EXHIBITION
ALARA GEEBUNG (CAMERON), LYLE DUNCAN, AMELIA MCLEISH, BETTY RUSS
RADIUS: NEW ART FROM THE REGION
WHEN: 7 Mar | 2020
COST: FREE
TIME: 5-8PM
>>>DUE TO CURRENT HEALTH CONCERNS WE WILL REMAIN CLOSED UNTIL THE END OF MARCH. WE WILL BE UPDATING OUR ONLINE CONTENT REGULARLY SO AS TO REMAIN ACTIVE DURING THIS TIME. STAY TUNED AND STAY WELL!
Opening Saturday 7 March, 5 – 8pm
>5pm WELCOME TO COUNTRY
Exhibition continues until 22 March
We’re open 11am – 4pm, Friday – Sunday during exhibitions
A look at new work by artists working within a geographical radius of THE WALLS spanning South East Queensland and Northern New South Wales.
>>See our OPEN CALL WRITE FOR US for this exhibition. Deadline Friday 28 February, 5pm.
ABOUT THE ARTISTS
AMELIA MCLEISH
Amelia McLeish is an emerging contemporary artist whose practice investigates the function of the art institution and the culture surrounding art. These concerns are examined through the use of sculpture, installation, sound and participatory works.
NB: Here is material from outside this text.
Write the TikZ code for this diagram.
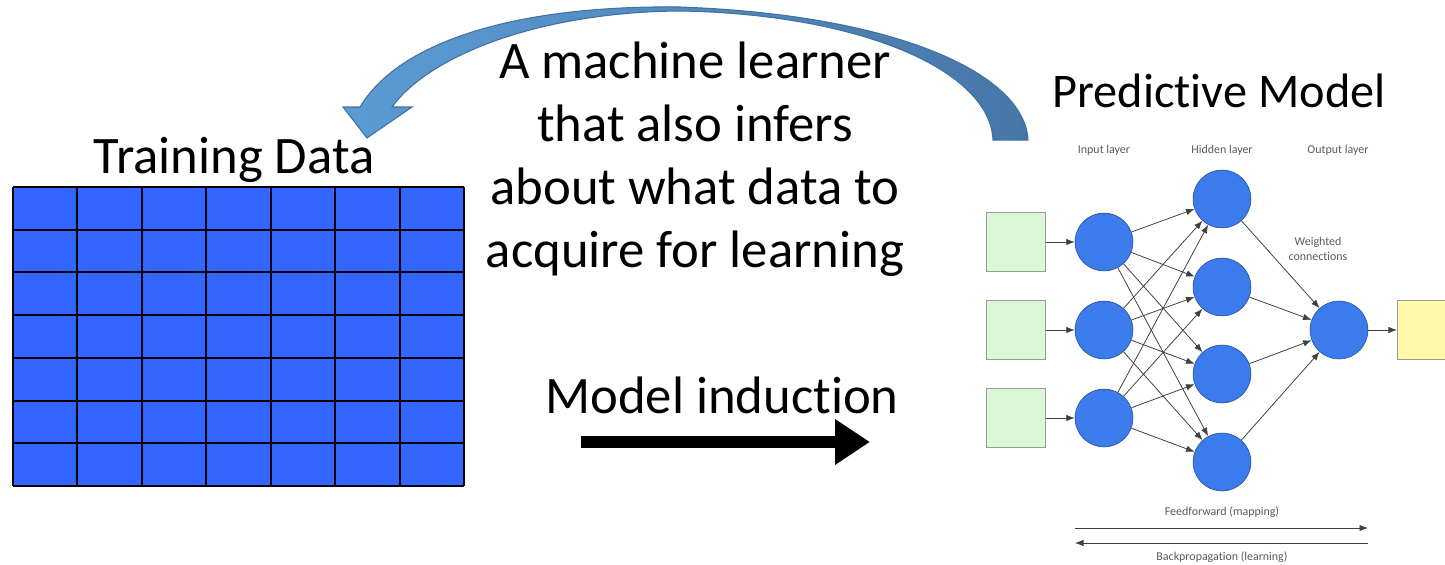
\documentclass[tikz,border=0pt]{standalone}
\usepackage{fontspec}
\setmainfont{Carlito}[Ligatures={NoCommon}]
\usetikzlibrary{positioning, arrows.meta, calc}

\definecolor{cellblue}{HTML}{3366FF}
\definecolor{neuronblue}{HTML}{3B7BEB}
\definecolor{arcleft}{HTML}{5B9BD5}
\definecolor{arcright}{HTML}{4777A9}
\definecolor{arcline}{HTML}{41719C}
\definecolor{inputgreen}{HTML}{DAF8D6}
\definecolor{outputyellow}{HTML}{FFF9A8}

\tikzset{
    bigtext/.style={font=\fontsize{30}{35.7}\selectfont, inner sep=0pt},
    smalltext/.style={font=\fontsize{6.8}{8.2}\selectfont, text=black!65, inner sep=0pt},
    neuron/.style={circle, fill=neuronblue, draw=neuronblue!60!black, line width=0.3pt, minimum size=1.16cm, inner sep=0pt},
    unitbox/.style={rectangle, draw=black!40, line width=0.6pt, minimum size=1.18cm, inner sep=0pt},
    wire/.style={draw=black!75, line width=0.45pt, -{Latex[length=0.17cm, width=0.13cm]}},
}

\begin{document}
\begin{tikzpicture}[
    x=0.02cm, y=-0.02cm
]
\useasboundingbox (0,0) rectangle (1445,565);

% Dimensions of the data table
\def\cols{7}
\def\rows{7}
\def\cellw{64.43}
\def\cellh{42.71}

% Training data table
\fill[cellblue] (13,187) rectangle (464,486);
\foreach \c in {0,...,\cols} {
    \draw[line width=1.2pt] (13+\c*\cellw,187) -- (13+\c*\cellw,486);
}
\foreach \r in {0,...,\rows} {
    \draw[line width=1.2pt] (13,187+\r*\cellh) -- (464,187+\r*\cellh);
}
\node[bigtext, anchor=base] (data) at (234,173) {Training Data};

% Curved arrow back to the data
\draw[left color=arcleft, right color=arcright, draw=arcline, line width=0.6pt]
    (1028,140) .. controls (1025,75) and (900,15) .. (680,7)
    .. controls (520,5) and (400,40) .. (360,107)
    -- (343,107) -- (367,138) -- (412,107) -- (392,107)
    .. controls (430,55) and (540,12) .. (680,11)
    .. controls (860,14) and (990,70) .. (993,140) -- cycle;

% base of a multi-line node = baseline of its last line
\node[bigtext, align=center, anchor=base] (learner) at (695,267)
    {A machine learner\\that also infers\\about what data to\\acquire for learning};

% Model induction
\node[bigtext, anchor=base] (induction) at (722,413) {Model induction};
\coordinate (ind-start) at (581,442);
\coordinate (ind-end) at (870,442);
\draw[line width=6.3pt, -{Triangle[length=0.7cm, width=0.87cm]}] (ind-start) -- (ind-end);

% Predictive model
\node[bigtext, font=\fontsize{27.5}{33}\selectfont, anchor=base] (model) at (1219,107) {Predictive Model};

% Layer titles
\node[smalltext] (inlabel) at (1104,150) {Input layer};
\node[smalltext] (hidlabel) at (1222,150) {Hidden layer};
\node[smalltext] (outlabel) at (1338,150) {Output layer};

% Inputs and input layer
\foreach \i/\y in {1/242, 2/330, 3/418} {
    \node[unitbox, fill=inputgreen] (sq\i) at (1016,\y) {};
    \node[neuron] (in\i) at (1104,\y) {};
}

% Hidden layer
\foreach \j/\y in {1/199, 2/287, 3/374, 4/462} {
    \node[neuron] (h\j) at (1222,\y) {};
}

% Output layer
\node[neuron] (out) at (1339,330) {};
\begin{scope}
    \clip (0,0) rectangle (1445,565);
    \node[unitbox, fill=outputyellow] (res) at (1427,330) {};
\end{scope}

% Weighted connections
\foreach \i in {1,2,3} {
    \draw[wire] (sq\i) -- (in\i);
    \foreach \j in {1,...,4} {
        \draw[wire] (in\i) -- (h\j);
    }
}
\foreach \j in {1,...,4} {
    \draw[wire] (h\j) -- (out);
}
\draw[wire] (out) -- (res);
\node[smalltext, align=center] (weights) at (1318,249) {Weighted\\connections};

% Feedforward / backpropagation
\node[smalltext] (fflabel) at (1222,512) {Feedforward (mapping)};
\coordinate (ff-start) at (1075,528);
\coordinate (ff-end) at (1368,528);
\draw[wire] (ff-start) -- (ff-end);
\coordinate (bp-start) at (1368,543);
\coordinate (bp-end) at (1075,543);
\draw[wire] (bp-start) -- (bp-end);
\node[smalltext] (bplabel) at (1222,557) {Backpropagation (learning)};

\end{tikzpicture}
\end{document}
McLeish closely examines how the arts institutions in particular the ownership of art impact the local culture and how this can negatively impact the cultural richness of contemporary art. These investigations recontextualise institutional modes of operation and aesthetics, to create humorous dialogue with the spectator to develop a deeper engagement within the viewer about why these things are the way they are. Through these institutional critiques McLeish aims to develop a roadmap for emerging artists and their ability to navigate the institutional frameworks. Her work often draws upon the moment of engagement to develop further awareness about the unconscious perception of how we interact and engage in the world to develop a greater appreciation for the everyday.
http://www.ameliamcleish.com
LYLE DUNCAN
Lyle Duncan is an emerging visual artist based on Queensland’s Gold Coast, he is currently studying a Bachelor of Fine Arts (Visual Art) at Queensland University of Technology. Lyle’s practice is driven by an interest in interdisciplinary making across multiple mediums including photography, sculpture, print-making, painting and design. His work explores the aesthetic qualities of materials no matter how ordinary and encompasses combinations of porcelain, concrete, glass, found objects, ready-made materials, light and digital imagery. Lyle has exhibited in Brisbane with Post Datum and on the Gold Coast at HOTA (Home of the Arts). His design work has featured at W Hotel in Brisbane and in 2016 his work was included in the CICA Contemporary Photography Exhibition in South Korea.
https://lyleduncanart.wordpress.com/
ALARA GEEBUNG (CAMERON)
Alara Geebung (Cameron) is connected to country through the Bidjara caretakers of the land surrounding Carnarvon Gorge and through strong ties with the Bundjalung/Yugambeh communities on the Gold Coast where he has lived and worked for the last decade. Alara started painting 5 years ago after reconnecting and collaborating on a mural commission in Charlieville with his father, artist Stanley Geebung. In 2019 Alara was a participant in the South Stradbroke Island Indigenous Artist Camp under mentor Gordon Hookey, and participated in the culminating outdoor exhibition at Home of the Arts (HOTA) on the Gold Coast. Alara’s recent work includes a significant outdoor artwork commission for Youth Justice and Anglicare, of totem poles intended for yarning circles for youth. In 2020 Alara’s work will appear on the jerseys of the Cronulla Sharks NRL team during the annual indigenous round in May. Alara’s practice is one of healing, and of translating the stories and the ways of his elders in both contemporary and traditional ways.
BETTY RUSS
Betty Russ an emerging artist, who has been practicing as an artist since her solitudinous childhood where a box of cicada shells were her best friend. Tactile, three-dimensional preoccupation now manifests in the creation of assemblages utilising traditional and non-traditional media. The central focus of her work is mental health, spirituality, and cosmological ennui, and as a person managing a day-to-day melange of psychological challenges, her practice has become an act of strength-giving spiritual revivification. Art-making, for Betty, is a meditative investigation of the anthropocene, and a vehicle for exploring the collective psychological fall-out from the terror of our planet dying around us. Living regionally has reinforced her experience of unmediated connection to the natural and non-human environment. This immersive experience of place, outside of the city-centres, has inspired a deeply held emotional bond to the idea of interconnected sustainability, and a necessary desperate concern for our collective planetary fate.